The network with LSTM was trained with ~80k images showing the stick with domain randomization, on which you can find more details in the section on training data. Five images made up a sequence of images and a batch size of four was used. This means, that the network saw a total of 20 images per batch.

For more information, have a look at the training script.

6 Performance Evaluation

This section discusses the performance of the original network for single image inference and the performance of the modified network with LSTM on time series data. In both cases, the camera that record’s the network’s images is located to the right of the camera that took the images below.

Recordings of the evaluation runs are available on YouTube.

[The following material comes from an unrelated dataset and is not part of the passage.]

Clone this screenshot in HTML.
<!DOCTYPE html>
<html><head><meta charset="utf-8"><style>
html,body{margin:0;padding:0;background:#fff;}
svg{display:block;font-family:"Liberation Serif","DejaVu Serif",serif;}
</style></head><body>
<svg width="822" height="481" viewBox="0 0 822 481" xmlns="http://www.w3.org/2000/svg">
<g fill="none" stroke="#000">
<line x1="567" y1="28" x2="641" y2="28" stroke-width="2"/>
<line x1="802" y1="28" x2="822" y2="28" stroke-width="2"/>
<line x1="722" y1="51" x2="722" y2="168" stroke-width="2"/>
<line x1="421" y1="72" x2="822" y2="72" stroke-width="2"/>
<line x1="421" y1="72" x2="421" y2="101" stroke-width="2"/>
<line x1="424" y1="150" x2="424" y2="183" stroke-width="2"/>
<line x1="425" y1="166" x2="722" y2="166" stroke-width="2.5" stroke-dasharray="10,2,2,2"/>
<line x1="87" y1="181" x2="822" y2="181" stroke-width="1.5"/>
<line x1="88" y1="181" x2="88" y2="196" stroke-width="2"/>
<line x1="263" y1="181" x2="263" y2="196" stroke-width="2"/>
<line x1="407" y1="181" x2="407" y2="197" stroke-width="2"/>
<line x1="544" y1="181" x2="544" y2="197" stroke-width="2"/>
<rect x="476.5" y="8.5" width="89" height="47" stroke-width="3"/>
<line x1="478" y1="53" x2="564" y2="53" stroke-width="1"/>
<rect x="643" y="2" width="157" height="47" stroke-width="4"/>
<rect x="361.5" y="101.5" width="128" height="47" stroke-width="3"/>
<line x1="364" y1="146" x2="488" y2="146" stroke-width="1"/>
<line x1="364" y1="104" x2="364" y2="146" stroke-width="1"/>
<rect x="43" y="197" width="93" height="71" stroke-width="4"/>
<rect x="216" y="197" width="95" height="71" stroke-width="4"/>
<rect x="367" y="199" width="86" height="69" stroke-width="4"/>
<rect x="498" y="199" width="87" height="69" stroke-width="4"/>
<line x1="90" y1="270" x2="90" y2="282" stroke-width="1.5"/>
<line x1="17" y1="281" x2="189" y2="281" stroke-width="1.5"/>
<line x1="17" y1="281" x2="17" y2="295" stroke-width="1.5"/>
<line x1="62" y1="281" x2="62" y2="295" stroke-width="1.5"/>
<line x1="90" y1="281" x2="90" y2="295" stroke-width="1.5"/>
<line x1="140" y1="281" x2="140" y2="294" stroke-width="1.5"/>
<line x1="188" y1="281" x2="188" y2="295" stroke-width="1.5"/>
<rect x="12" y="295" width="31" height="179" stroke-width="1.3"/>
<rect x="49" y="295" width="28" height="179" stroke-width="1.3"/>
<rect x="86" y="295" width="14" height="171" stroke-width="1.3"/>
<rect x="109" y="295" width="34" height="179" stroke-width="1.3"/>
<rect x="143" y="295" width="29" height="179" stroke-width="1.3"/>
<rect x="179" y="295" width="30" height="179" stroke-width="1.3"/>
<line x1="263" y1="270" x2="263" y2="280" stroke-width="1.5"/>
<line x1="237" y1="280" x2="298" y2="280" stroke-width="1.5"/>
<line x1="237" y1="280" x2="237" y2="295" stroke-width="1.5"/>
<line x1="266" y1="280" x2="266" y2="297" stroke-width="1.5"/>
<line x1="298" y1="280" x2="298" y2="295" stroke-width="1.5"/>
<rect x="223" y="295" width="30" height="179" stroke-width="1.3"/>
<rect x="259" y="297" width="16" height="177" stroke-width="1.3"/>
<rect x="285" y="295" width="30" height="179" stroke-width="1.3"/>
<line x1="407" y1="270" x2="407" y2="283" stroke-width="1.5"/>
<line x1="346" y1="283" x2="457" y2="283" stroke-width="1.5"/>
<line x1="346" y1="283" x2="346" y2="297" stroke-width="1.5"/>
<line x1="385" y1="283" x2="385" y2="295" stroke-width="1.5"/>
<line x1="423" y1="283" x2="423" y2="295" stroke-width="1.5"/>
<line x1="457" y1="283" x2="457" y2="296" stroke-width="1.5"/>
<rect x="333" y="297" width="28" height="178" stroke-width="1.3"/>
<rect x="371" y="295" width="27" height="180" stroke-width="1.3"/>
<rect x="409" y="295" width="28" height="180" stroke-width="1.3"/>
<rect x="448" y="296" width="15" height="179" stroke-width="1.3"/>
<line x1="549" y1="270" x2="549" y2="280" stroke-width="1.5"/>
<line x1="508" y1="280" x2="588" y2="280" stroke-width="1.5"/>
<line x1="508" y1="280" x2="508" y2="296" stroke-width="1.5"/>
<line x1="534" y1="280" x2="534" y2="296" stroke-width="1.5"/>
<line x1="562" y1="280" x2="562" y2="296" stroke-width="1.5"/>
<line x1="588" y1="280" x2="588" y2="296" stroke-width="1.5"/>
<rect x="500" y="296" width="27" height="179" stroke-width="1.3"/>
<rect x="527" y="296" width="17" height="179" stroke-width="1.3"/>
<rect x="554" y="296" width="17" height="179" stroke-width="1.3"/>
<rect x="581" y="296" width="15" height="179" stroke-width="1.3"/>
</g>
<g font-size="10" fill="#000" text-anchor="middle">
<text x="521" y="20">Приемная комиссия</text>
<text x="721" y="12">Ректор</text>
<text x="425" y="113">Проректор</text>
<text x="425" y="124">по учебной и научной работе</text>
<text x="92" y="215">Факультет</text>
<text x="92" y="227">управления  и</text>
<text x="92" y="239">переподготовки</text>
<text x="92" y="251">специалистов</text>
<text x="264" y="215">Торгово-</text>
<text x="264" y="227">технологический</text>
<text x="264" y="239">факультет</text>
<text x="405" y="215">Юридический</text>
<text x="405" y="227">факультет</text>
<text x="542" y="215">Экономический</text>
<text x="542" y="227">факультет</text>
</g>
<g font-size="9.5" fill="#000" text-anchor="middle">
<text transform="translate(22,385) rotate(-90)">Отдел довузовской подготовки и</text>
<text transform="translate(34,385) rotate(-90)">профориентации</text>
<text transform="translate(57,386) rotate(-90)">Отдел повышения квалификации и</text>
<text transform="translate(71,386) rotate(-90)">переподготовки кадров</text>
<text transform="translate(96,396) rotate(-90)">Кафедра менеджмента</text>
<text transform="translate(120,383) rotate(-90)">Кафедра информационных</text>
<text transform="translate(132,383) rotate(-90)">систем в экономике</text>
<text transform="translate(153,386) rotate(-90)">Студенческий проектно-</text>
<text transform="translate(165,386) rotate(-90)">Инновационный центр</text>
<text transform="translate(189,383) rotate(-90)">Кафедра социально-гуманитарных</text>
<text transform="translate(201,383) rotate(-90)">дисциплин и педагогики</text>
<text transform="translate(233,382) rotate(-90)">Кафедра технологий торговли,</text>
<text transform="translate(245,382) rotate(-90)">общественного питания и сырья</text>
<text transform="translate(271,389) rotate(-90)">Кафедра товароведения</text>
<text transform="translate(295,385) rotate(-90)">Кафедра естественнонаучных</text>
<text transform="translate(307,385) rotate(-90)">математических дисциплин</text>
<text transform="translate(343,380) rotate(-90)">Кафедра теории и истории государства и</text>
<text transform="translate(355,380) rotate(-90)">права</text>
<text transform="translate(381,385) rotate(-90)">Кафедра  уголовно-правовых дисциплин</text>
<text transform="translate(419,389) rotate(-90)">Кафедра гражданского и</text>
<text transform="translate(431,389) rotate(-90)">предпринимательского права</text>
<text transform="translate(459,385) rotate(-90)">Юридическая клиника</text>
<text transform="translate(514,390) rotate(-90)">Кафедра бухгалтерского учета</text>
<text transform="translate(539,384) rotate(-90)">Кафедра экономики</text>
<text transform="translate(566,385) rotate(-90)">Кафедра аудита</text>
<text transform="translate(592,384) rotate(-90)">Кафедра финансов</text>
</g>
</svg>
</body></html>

6.1 Single Image Inference

At first, the inference performance of the network developed by Manuelli et al. is evaluated. The training process was adjusted to work on the symmetric stick but other than that, the algorithm is mostly unchanged. The network takes one image as an input, makes a prediction and does not remember any information when performing inference on the next image. Both keypoints where visible to the camera in every frame.

Robot moving the stick, while the network generates a keypoint position prediction on every frame. Predicted data in green, ground truth in red.

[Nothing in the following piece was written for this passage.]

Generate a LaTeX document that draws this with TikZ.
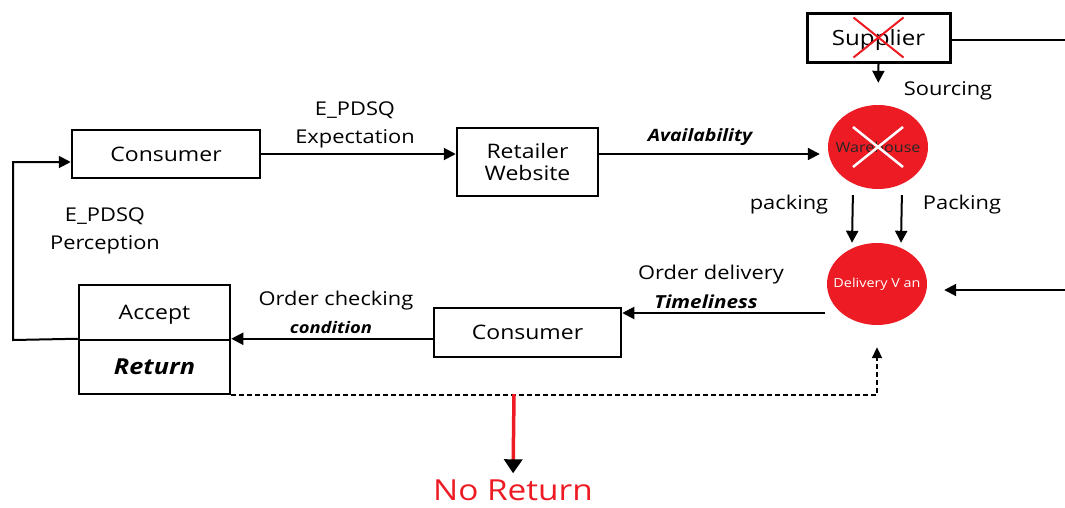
\documentclass[tikz,border=0pt]{standalone}
\usepackage{fontspec}
\setmainfont[FakeStretch=1.15]{Open Sans}
\usetikzlibrary{arrows.meta,shapes.geometric}
\definecolor{myred}{HTML}{ED1C24}
\begin{document}
\begin{tikzpicture}[x=1pt,y=-1pt,
  box/.style={draw, line width=2.5pt, inner sep=0pt, text depth=0pt},
  conn/.style={line width=2pt, -{Triangle[length=12pt,width=12pt]}},
  fs/.style={font=\fontsize{#1}{#1}\selectfont},
  lbl/.style={fs=19, inner sep=0pt, yshift=-3pt},
  bi/.style={inner sep=0pt, yshift=-2pt, font=\fontsize{#1}{#1}\selectfont\bfseries\itshape},
  oval/.style={ellipse, fill=myred, minimum width=100pt, inner sep=0pt},
]
\useasboundingbox (0,0) rectangle (1065,507);
% boxes
\node[box, line width=3pt, fs=21, minimum width=143pt, minimum height=49pt] (sup) at (878.5,37.5) {Supplier};
\node[box, fs=20, minimum width=188pt, minimum height=48pt] (cons1) at (166,154) {Consumer};
\node[box, fs=20, align=center, minimum width=141pt, minimum height=68pt] (web) at (527.5,162) {Retailer\\[2pt]Website};
\node[box, fs=20, minimum width=187pt, minimum height=49pt] (cons2) at (527.5,332.5) {Consumer};
\node[box, fs=20, minimum width=151pt, minimum height=55pt] (acc) at (154.5,312.5) {Accept};
\node[box, minimum width=151pt, minimum height=54pt, font=\fontsize{22}{22}\selectfont\bfseries\itshape] (ret) at (154.5,367) {Return};
% ellipses
\node[oval, minimum height=84pt, fs=14, text=black!85] (wh) at (878,147) {\makebox[0pt]{Warehouse}};
\node[oval, minimum height=82pt, fs=12.5, text=white] (van) at (877,284) {\makebox[0pt]{Delivery V an}};
% crosses
\draw[myred, line width=2pt] ([shift={(-25,-20)}]sup.center) -- ([shift={(25,20)}]sup.center)
  ([shift={(-25,20)}]sup.center) -- ([shift={(25,-20)}]sup.center);
\draw[white, line width=2.5pt] ([shift={(-25,-20)}]wh.center) -- ([shift={(25,20)}]wh.center)
  ([shift={(-25,20)}]wh.center) -- ([shift={(25,-20)}]wh.center);
% coordinates
\coordinate (supR) at (1065,40);
\coordinate (vanR) at (1065,290);
\coordinate (fb) at (13,340);
\coordinate (nr) at (514,394);
% connectors
\draw[line width=2pt] (sup.east |- supR) -- (supR);
\draw[conn, shorten >=22pt] (sup.south) -- (wh.north);
\draw[conn, shorten >=8pt] (web.east |- 0,154) -- (wh.west |- 0,154);
\draw[conn, shorten <=6pt] ([xshift=-25pt]wh.south) -- ([xshift=-25pt]van.north);
\draw[conn, shorten <=6pt] ([xshift=24pt]wh.south) -- ([xshift=24pt]van.north);
\draw[conn, shorten >=17pt] (vanR) -- (van.east |- vanR);
\draw[conn, shorten <=2pt] (van.west |- 0,313) -- (cons2.east |- 0,313);
\draw[conn] (cons2.west |- ret.north east) -- (ret.north east);
\draw[conn] (ret.north west) -- (fb) |- ([yshift=-8pt]cons1.west);
\draw[conn] (cons1.east) -- (cons1.east -| web.west);
\draw[line width=2pt, dash pattern=on 5pt off 3pt, -{Triangle[length=11pt,width=10pt]}] (ret.south east) -| ([yshift=-22pt]van.south);
\node[fs=29, text=myred, inner sep=0pt] (noret) at (513,490) {No Return};
\draw[myred, line width=3.5pt, shorten >=6pt, -{Triangle[length=14pt,width=18pt,color=black]}] (nr) -- (noret.north);
% labels
\node[lbl, align=center] (lexp) at (355,122) {E\_PDSQ\\[9pt]Expectation};
\node[bi=17] (lav) at (700,135) {Availability};
\node[lbl] (lsrc) at (948,88) {Sourcing};
\node[lbl] (lpk1) at (789,202) {packing};
\node[lbl] (lpk2) at (962,202) {Packing};
\node[lbl] (lod) at (711,272) {Order delivery};
\node[bi=18] (ltm) at (706,300) {Timeliness};
\node[lbl] (loc) at (336,298) {Order checking};
\node[bi=16] (lcd) at (331,325) {condition};
\node[lbl, align=center] (lper) at (105,228) {E\_PDSQ\\[9pt]Perception};
\end{tikzpicture}
\end{document}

The prediction accuracies of the network are very good and outliers are mostly only present in predictions for the left keypoint, i.e. keypoint 1. This could be caused by the fact that the keypoint was further away from the camera than any example in the training data was.

Prediction accuracies of the network with single-image inference for keypoints without occlusion.

6.2 Time Series Data

The second evaluation step tests the enhanced network with LSTM in a prediction task where one keypoint (keypoint 2) is occluded from frame 18 to 38. For the camera that records the images that are evaluated by the network, this keypoint is hidden behind the wall shown in the right of the image below.

Robot moving the stick, while the network generates a keypoint position prediction based on the current frame and the network’s hidden state from previous frames. Predicted data in green, ground truth in red.

The keypoint prediction is still accurate without occlusion but the error of course grows when one of the keypoints becomes occluded. The prediction accuracy is still good enough to get an estimate for the object’s pose and the prediction accuracy immediately improves when the keypoint comes back into the camera’s view.

Prediction accuracies of the network on time-series data for keypoints with occlusion. Keypoint 2 is occluded from frame 18 to 38.

The performance plot above shows the absolute position difference between keypoints for ground truth vs. prediction. When looking into the data in more detail, it becomes clear that even besides the occlusion of a keypoint, the prediction accuracy for xy pixel position is good, but the rising difference between ground truth and prediction originates from inaccuracies in depth prediction.

7 Outlook

The keypoint detection with occlusion shows promising results and I’m very satisfied with the outcome of the project, given that is was only a small semester project in university.

Further improvements could take additional information into account, for example the length of the stick which should not change over the course of the movement. It could be used after first inferring it from an early frame as a prior for inference with occluded keypoints. When one keypoint is visible, the range of possible positions for the other keypoint can be narrowed down.